>> START

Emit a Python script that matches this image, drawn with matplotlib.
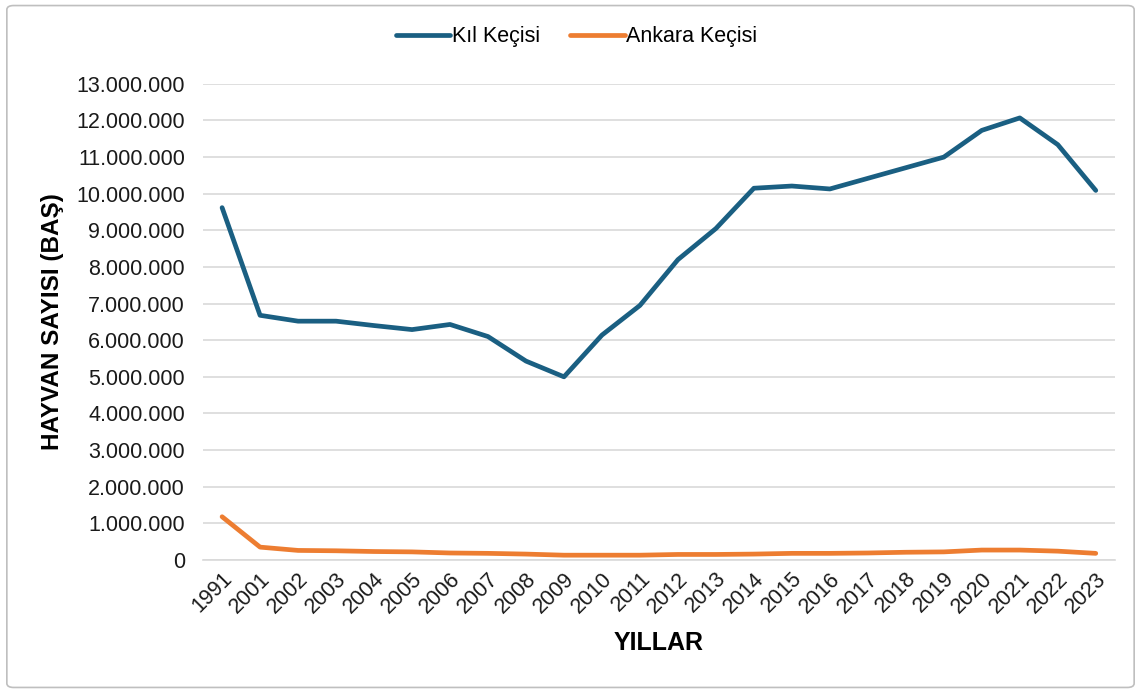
import numpy as np
import matplotlib.pyplot as plt
from matplotlib.patches import FancyBboxPatch
from matplotlib.ticker import FuncFormatter

plt.rcParams["font.family"] = ["Liberation Sans", "DejaVu Sans"]

years = ["1991", "2001", "2002", "2003", "2004", "2005", "2006", "2007", "2008",
         "2009", "2010", "2011", "2012", "2013", "2014", "2015", "2016", "2017",
         "2018", "2019", "2020", "2021", "2022", "2023"]

kil = [9.62, 6.68, 6.52, 6.52, 6.40, 6.29, 6.43, 6.10, 5.43,
       5.00, 6.14, 6.95, 8.20, 9.05, 10.15, 10.21, 10.13, 10.42,
       10.71, 11.00, 11.73, 12.07, 11.34, 10.09]
kil = [v * 1e6 for v in kil]

ankara = [1.18, 0.35, 0.26, 0.25, 0.23, 0.22, 0.19, 0.18, 0.16,
          0.13, 0.13, 0.13, 0.15, 0.15, 0.16, 0.18, 0.18, 0.19,
          0.21, 0.22, 0.27, 0.27, 0.24, 0.18]
ankara = [v * 1e6 for v in ankara]

fig = plt.figure(figsize=(11.41, 6.93), dpi=100)
ax = fig.add_axes([0.178, 0.192, 0.799, 0.687])

x = np.arange(len(years))
ax.plot(x, kil, color="#1A5F82", lw=3.4, label="Kıl Keçisi", solid_capstyle="round")
ax.plot(x, ankara, color="#ED7D31", lw=3.4, label="Ankara Keçisi", solid_capstyle="round")

ax.set_xlim(-0.5, len(years) - 0.5)
ax.set_ylim(0, 13e6)
ax.set_yticks(np.arange(0, 13e6 + 1, 1e6))
ax.yaxis.set_major_formatter(FuncFormatter(lambda v, p: f"{int(v):,}".replace(",", ".")))
ax.set_xticks(x)
ax.set_xticklabels(years, rotation=45, ha="right", rotation_mode="anchor")

ax.grid(axis="y", color="#D9D9D9", lw=1.2)
ax.set_axisbelow(True)
for s in ["top", "right", "left"]:
    ax.spines[s].set_visible(False)
ax.spines["bottom"].set_color("#D9D9D9")
ax.spines["bottom"].set_linewidth(1.2)
ax.tick_params(axis="both", length=0, labelsize=15.5, colors="#1A1A1A")
ax.tick_params(axis="y", pad=13)
ax.tick_params(axis="x", pad=6)

ax.set_ylabel("HAYVAN SAYISI (BAŞ)", fontsize=17.5, fontweight="bold", labelpad=9)
ax.set_xlabel("YILLAR", fontsize=18, fontweight="bold", labelpad=10)

fig.legend(loc="upper center", bbox_to_anchor=(0.505, 0.99), ncol=2, frameon=False,
           fontsize=15.5, handlelength=2.55, handletextpad=0.05, columnspacing=1.4)

border = FancyBboxPatch((0.006, 0.008), 0.988, 0.984, boxstyle="round,pad=0,rounding_size=0.006",
                        transform=fig.transFigure, fill=False, edgecolor="#BFBFBF", lw=1.2)
fig.patches.append(border)

fig.savefig("out.png", dpi=100)
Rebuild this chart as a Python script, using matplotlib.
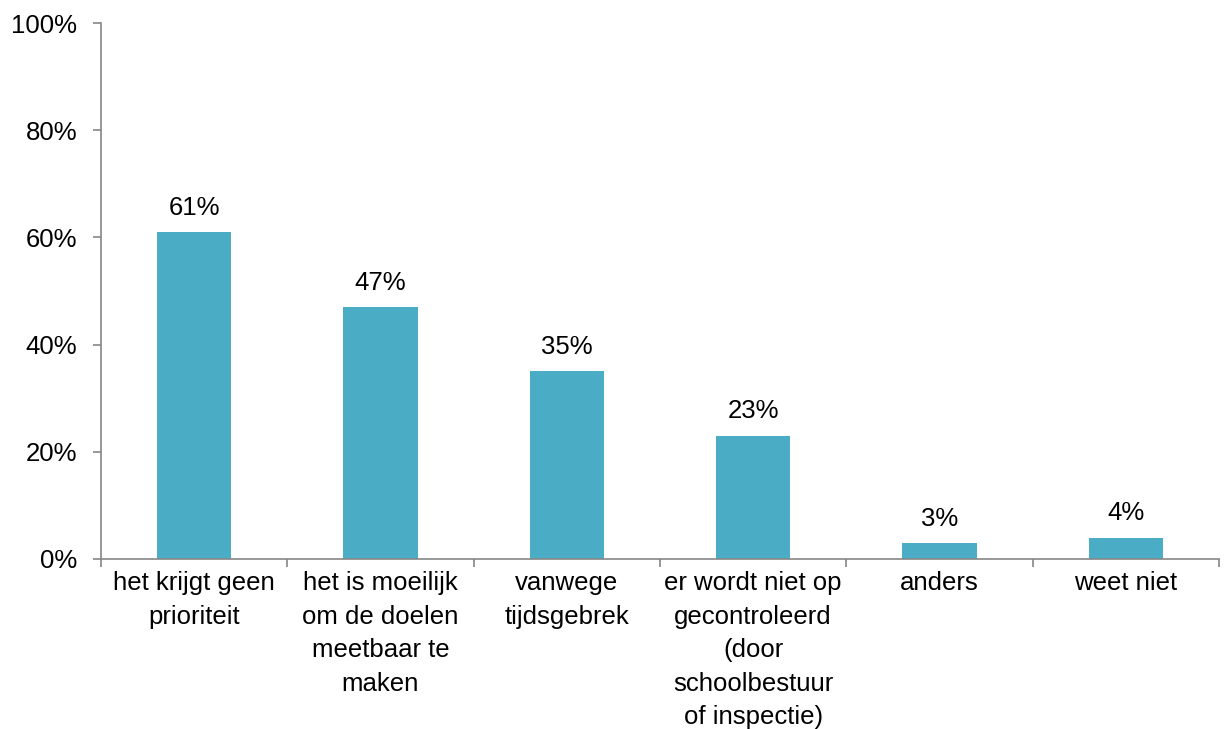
import matplotlib.pyplot as plt
import numpy as np

categories = ["het krijgt geen\nprioriteit",
              "het is moeilijk\nom de doelen\nmeetbaar te\nmaken",
              "vanwege\ntijdsgebrek",
              "er wordt niet op\ngecontroleerd\n(door\nschoolbestuur\nof inspectie)",
              "anders",
              "weet niet"]
values = [61, 47, 35, 23, 3, 4]
yticks = [0, 20, 40, 60, 80, 100]

plt.rcParams['font.family'] = ['Liberation Sans', 'DejaVu Sans']
fs = 18.5

fig = plt.figure(figsize=(12.27, 7.29), dpi=100)
ax = fig.add_axes([0.0823, 0.2332, 0.9112, 0.7352])

x = np.arange(len(values))
ax.bar(x, values, width=0.4, color='#4BACC6')
for xi, v in zip(x, values):
    ax.text(xi, v + 2.3, f"{v}%", ha='center', va='bottom', fontsize=fs)

ax.set_xlim(-0.5, len(values) - 0.5)
ax.set_ylim(0, 100)
ax.set_yticks(yticks)
ax.set_yticklabels([f"{t}%" for t in yticks], fontsize=fs)

# category labels between boundary ticks
ax.set_xticks(np.arange(len(values) + 1) - 0.5)
ax.set_xticklabels([])
ax.set_xticks(x, minor=True)
ax.set_xticklabels(categories, minor=True, fontsize=fs, linespacing=1.5, va='top')
ax.tick_params(axis='x', which='minor', length=0, pad=9)
ax.tick_params(axis='x', which='major', length=6, color='#868686', width=1.2)
ax.tick_params(axis='y', length=6, color='#868686', width=1.2, pad=11)

for s in ['top', 'right']:
    ax.spines[s].set_visible(False)
for s in ['left', 'bottom']:
    ax.spines[s].set_color('#868686')
    ax.spines[s].set_linewidth(1.2)

fig.savefig("out.png", dpi=100)
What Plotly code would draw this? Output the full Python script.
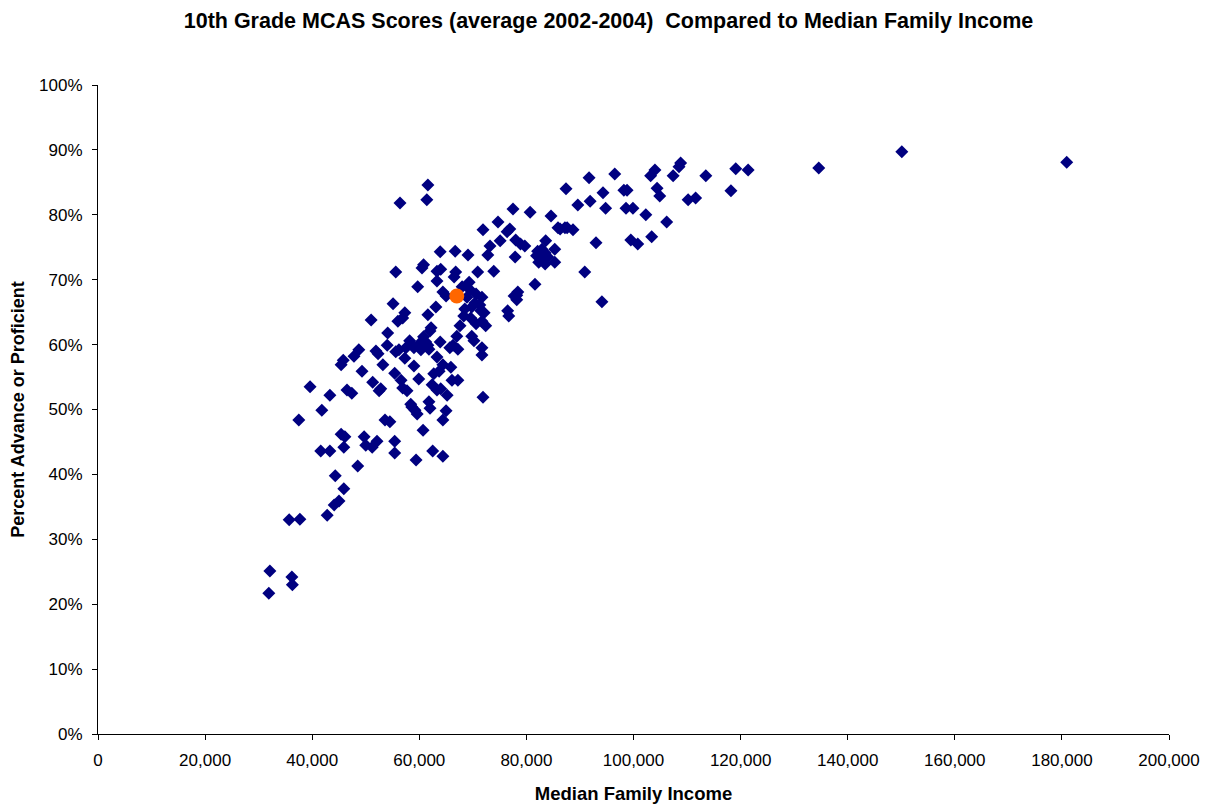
import plotly.graph_objects as go

# median family income (dollars) and percent advanced/proficient
income = [
    31900, 32100, 36200, 36300, 35700, 37700, 37500, 39600, 41800, 41600,
    43300, 43300, 42800, 44300, 44100, 45000, 45900, 45400, 46100, 45900,
    45400, 45800, 46500, 47400, 47800, 48700, 48500, 49300, 49700, 50000,
    51000, 51200, 52100, 51300, 51900, 52300, 52500, 52800, 53200, 53600,
    54000, 54100, 54500, 55100, 55400, 55400, 55400, 55600, 55600, 56000,
    56200, 56400, 56600, 56900, 57300, 57300, 57500, 56900, 57700, 58200,
    58400, 59000, 59000, 58600, 59200, 59600, 59400, 59700, 59900, 60100,
    60700, 60300, 60500, 60800, 60800, 61200, 61600, 61400, 61600, 61800,
    61800, 62000, 62200, 61600, 62000, 62400, 62500, 62700, 63100, 63300,
    63300, 63300, 63700, 63900, 63900, 64000, 64400, 64400, 64400, 65000,
    65200, 65700, 65900, 66100, 66300, 66500, 66700, 66800, 67000, 67200,
    67200, 67600, 68000, 68300, 68500, 68900, 69100, 69300, 69500, 69600,
    69800, 69800, 70200, 70400, 70600, 70600, 70900, 71300, 71500, 71700,
    71700, 71700, 71700, 71900, 71900, 72100, 72400, 72800, 73200, 73900,
    74700, 75100, 76400, 76500, 76700, 76900, 77500, 77700, 77900, 78000,
    78200, 78200, 78400, 78900, 79700, 80700, 81600, 81900, 82100, 82300,
    82700, 82900, 83100, 83500, 83500, 83600, 84000, 84600, 85300, 85300,
    85900, 86300, 87400, 87200, 87600, 88700, 89600, 90900, 91700, 91900,
    93000, 94300, 94100, 94800, 96500, 98200, 98600, 98800, 99500, 99900,
    100800, 102300, 103200, 103400, 104000, 104400, 104900, 106200, 107400, 108500,
    108800, 110200, 111600, 113500, 118200, 119100, 121400, 134600, 150100, 180900,
    63300, 64000, 64400, 65000,
]
pct = [
    21.7, 25.1, 24.2, 23.0, 33.0, 33.1, 48.4, 53.5, 49.9, 43.6,
    43.6, 52.2, 33.7, 39.8, 35.3, 35.9, 37.8, 46.2, 45.8, 44.2,
    56.9, 57.6, 53.0, 52.5, 58.2, 59.2, 41.3, 55.9, 45.8, 44.5,
    63.8, 44.2, 45.1, 54.2, 59.0, 58.6, 52.9, 53.2, 56.9, 48.4,
    59.9, 61.8, 48.1, 66.3, 55.6, 45.1, 43.3, 71.2, 58.9, 63.6,
    59.2, 81.8, 54.5, 64.1, 64.9, 57.9, 59.5, 53.3, 52.9, 60.6,
    50.8, 56.7, 59.5, 50.4, 49.9, 49.3, 42.2, 68.9, 54.7, 60.2,
    46.8, 59.2, 71.8, 72.3, 61.2, 60.4, 59.9, 82.3, 84.6, 59.3,
    51.2, 62.1, 62.6, 64.6, 50.2, 53.8, 43.6, 55.5, 65.8, 69.8,
    58.1, 53.0, 55.9, 74.3, 60.4, 53.2, 48.4, 56.9, 42.8, 49.8,
    52.2, 59.5, 56.5, 54.5, 59.9, 70.4, 74.4, 71.2, 61.3, 59.3,
    54.5, 62.9, 68.9, 64.4, 65.5, 67.3, 73.8, 69.6, 68.4, 64.1,
    65.8, 61.3, 60.6, 66.4, 67.8, 63.2, 71.2, 66.1, 65.2, 67.3,
    63.6, 59.5, 58.4, 77.7, 51.9, 64.9, 62.9, 73.8, 75.2, 71.3,
    78.9, 76.0, 77.4, 65.2, 64.4, 77.8, 80.9, 67.5, 73.5, 76.1,
    67.6, 66.9, 68.1, 75.5, 75.2, 80.4, 69.3, 73.7, 74.4, 72.7,
    73.2, 74.7, 73.0, 74.1, 72.4, 76.0, 73.5, 79.8, 72.7, 74.7,
    78.0, 77.8, 84.0, 78.0, 78.0, 77.7, 81.5, 71.2, 85.7, 82.1,
    75.7, 83.4, 66.6, 81.0, 86.3, 83.8, 81.0, 83.8, 76.1, 81.0,
    75.5, 80.0, 86.0, 76.6, 86.9, 84.1, 82.9, 78.9, 86.0, 87.4,
    88.0, 82.3, 82.6, 86.0, 83.7, 87.1, 86.9, 87.2, 89.7, 88.1,
    71.3, 71.6, 68.1, 67.5,
]

# highlighted district
hl_income = [67000]
hl_pct = [67.5]

x_ticks = list(range(0, 200001, 20000))
y_ticks = list(range(0, 101, 10))
y_labels = [f"{v}%" for v in y_ticks]

fig = go.Figure()
fig.add_trace(go.Scatter(
    x=income, y=pct, mode='markers',
    marker=dict(symbol='diamond', size=10, color='#000080', line=dict(width=0)),
))
fig.add_trace(go.Scatter(
    x=hl_income, y=hl_pct, mode='markers',
    marker=dict(symbol='circle', size=15, color='#FF6600', line=dict(width=0)),
))

# page body has an 8px margin, so the figure is sized/offset to land where the reference does
fig.update_layout(
    width=1201, height=796,
    title=dict(text='<b>10th Grade MCAS Scores (average 2002-2004)  Compared to Median Family Income</b>',
               x=0.5, xanchor='center', y=1 - 12 / 796, yanchor='middle',
               font=dict(family='Liberation Sans, Arial', size=21.5, color='black')),
    paper_bgcolor='white', plot_bgcolor='white',
    showlegend=False,
    margin=dict(l=90, r=40, t=77, b=70),
    font=dict(family='Liberation Sans, Arial', size=17, color='black'),
    xaxis=dict(range=[0, 200000], tickvals=x_ticks, tickformat=',', showgrid=False, zeroline=False,
               showline=True, linecolor='black', linewidth=1, ticks='outside', ticklen=5,
               tickcolor='black', tickfont=dict(size=17), automargin=False, ticklabelstandoff=6,
               title=dict(text='<b>Median Family Income</b>', font=dict(size=18.5), standoff=18)),
    yaxis=dict(range=[0, 100], tickvals=y_ticks, ticktext=y_labels, showgrid=False, zeroline=False,
               showline=True, linecolor='black', linewidth=1, ticks='outside', ticklen=5,
               tickcolor='black', tickfont=dict(size=17), automargin=False, ticklabelstandoff=6,
               title=dict(text='<b>Percent Advance or Proficient</b>', font=dict(size=18), standoff=9)),
)

fig.write_html("out.html")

>> END

• Your objective: Retype only the lines above from the one with "What Plotly code" through the one with "import plotly.graph_objects as go", exactly and with both ends. Images stay out.

• Task response:
What Plotly code would draw this? Output the full Python script.
import plotly.graph_objects as go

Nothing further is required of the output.